Достоевскому была неприятна эта ревность, он по-прежнему любил одну только жену свою, хотя пыл его она сразу же сумела поубавить постоянными упреками, мелким придирками, а главное — почти полным равнодушием к его литературным трудам и надеждам — вот это-то и есть истинная причина ее ревности, — все более убеждался он. Когда же однажды во время очередной перепалки она хлестнула его словно плетью: «каторжник!» — губы у него задрожали, руки опустились, и он почувствовал вдруг внутри себя страшную пустоту, которую теперь ничем уже нельзя было заполнить.
Если бы он знал тогда, что перед ним психически больной человек, что болезнь эта все прогрессирует, он не отчаялся бы, не охладел к ней, напротив, стерпел бы любые обиды, оскорбления, полюбил бы несчастную еще и жалостью сострадания; но он не знал об этом и сам ужасался, чувствуя, как с каждым ее новым мучительством, с очередным припадком язвительности, могучее, казалось ему, всепобеждающее чувство уходит, истачивается сквозь невидимые миру, но вполне осязаемые им щели и трещины словно прохудившейся от бесхозяйственного отношения к ней души.

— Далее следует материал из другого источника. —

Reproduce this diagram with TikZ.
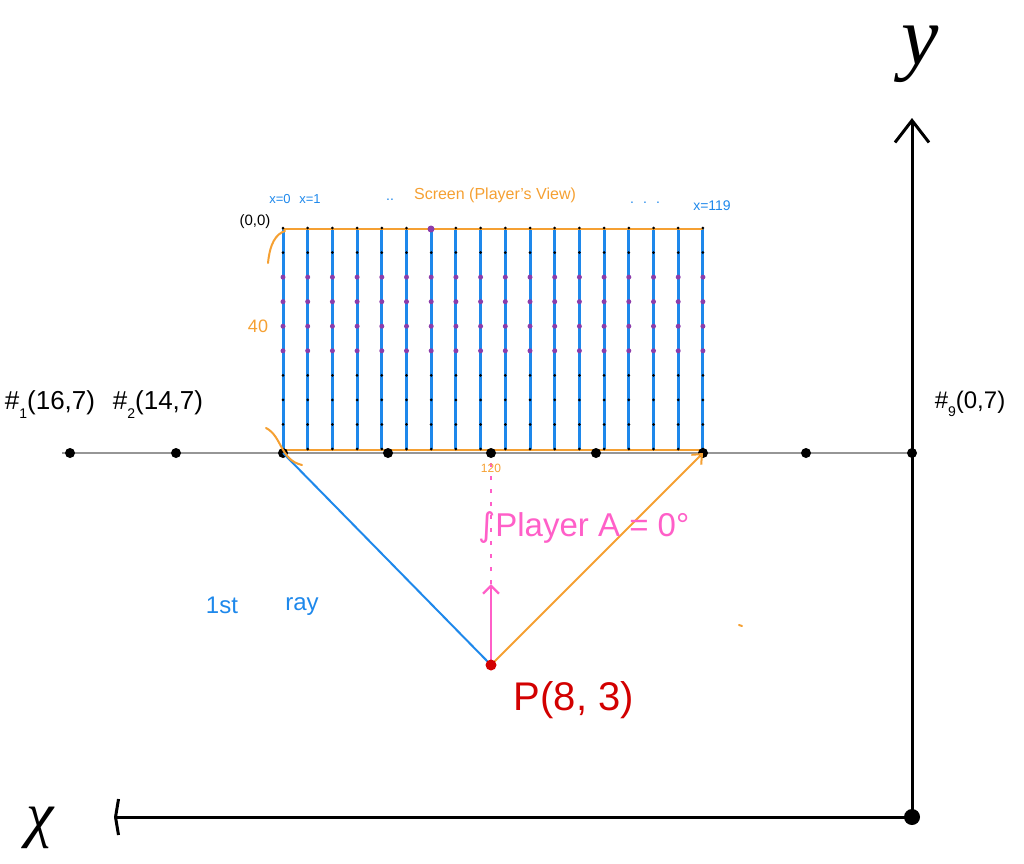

«Мы были с ней положительно несчастны вместе», — напишет он об этом времени Врангелю через восемь лет. К сожалению, он и сам был слишком раним, слишком мнителен, склонен к преувеличениям. Каждый задевающий сердце жест, каждое ранящее слово воспринимались не просто человеком Достоевским, но и Достоевским-писателем, разделить которых было невозможно. Слова и жесты переходили из сферы человеческих отношений в область творческого воображения, не всегда подвластную воле и тем более рассудку человека, наполнялись иным, порою трагическим смыслом и не сразу и не все откладывались в тайники дожидаться своего часа, когда призовут их воплотиться на бумаге в слова, в предложения, главы, романы, чтобы зажить уже новой духовной жизнью. Достоевский порою и сам уже, возможно, не знал до конца, что принадлежит голой реальности, а что его собственному творческому воображению.
Во всяком случае, сама Мария Дмитриевна не воспринимала бывшее и происходящее столь трагически, как ее нервный супруг. «...Муж мой посылает Вам всем поклон и просит полюбить его так же братски, как когда-то любила ты искренне доброго Александра Ивановича, — пишет она своей сестре Варе. — Скажу тебе, Варя, откровенно — если б я не была так счастлива и за себя и за судьбу Паши, то, право, нужно было поссориться с тобою, но в счастье мы все прощаем. Я не только любима и балуема своим умным, добрым, влюбленным в меня мужем, — даже и уважаема и его родными. Паша кланяется тебе, он очень любим и балуем Федором Михайловичем». Вряд ли можно усомниться в искренности признаний Марии Дмитриевны, но... Но в письмах ее нет и ни слова о том, что она
Федор Михайлович тоже писал Варваре Дмитриевне: «В Москву я крепко надеюсь воротиться в наступающем году... Но в Астрахань уже, конечно, я поеду вместе с женой. Но Бог располагает, и только он один. Знаете ли, у меня есть какой-то предрассудок, предчувствие, что я скоро должен умереть... и уверенность моя в близкой смерти совершенно хладнокровная. Мне кажется, что я уже все прожил на свете и что более ничего и не будет, к чему можно стремиться...»
И Михаилу: «Жизнь моя тяжела и горька. Не пишу тебе о ней ни слова...»
Может быть, они слишком разное вкладывали в понятия «любовь», «счастье», «жизнь»?
В январе 58-го Достоевский подал в отставку с просьбой о дозволении ему жить в Петербурге или, в случае невозможности такого дозволения, в Москве.
В служебных занятиях, редких встречах с семипалатинскими знакомыми, семейных заботах, в литературных трудах, переписке с редакциями, друзьями, знакомыми, родственниками, в перебранках и примирениях с женой, в хлопотах об устройстве пасынка — удалось наконец определить его в Сибирскую кадетскую школу — тягуче и как-то неприметно минул 58-й.
В марте 59-го года пришел наконец высочайший приказ об увольнении в отставку по болезни Сибирского линейного батальона № 7 прапорщика Достоевского, с награждением следующим чином, с разрешением ему жить в Твери и воспрещением выезда в Петербургскую и Московскую губернии...
3. Возвращение
Ну, трогай! С богом... в Россию...
И пошли копыта кромсать дорогу, полетели версты под колеса, заслоняя пылью солнце, будто пустившееся вдогонку за беглецами из Сибири в далекую, неизбывную, ничем не заменимую Россию. Как-то еще встретит она своего сына, отправленного на четверть прожитой жизни в пустыню омских снегов, семипалатинского зноя — испытать свою любовь к ней и веру?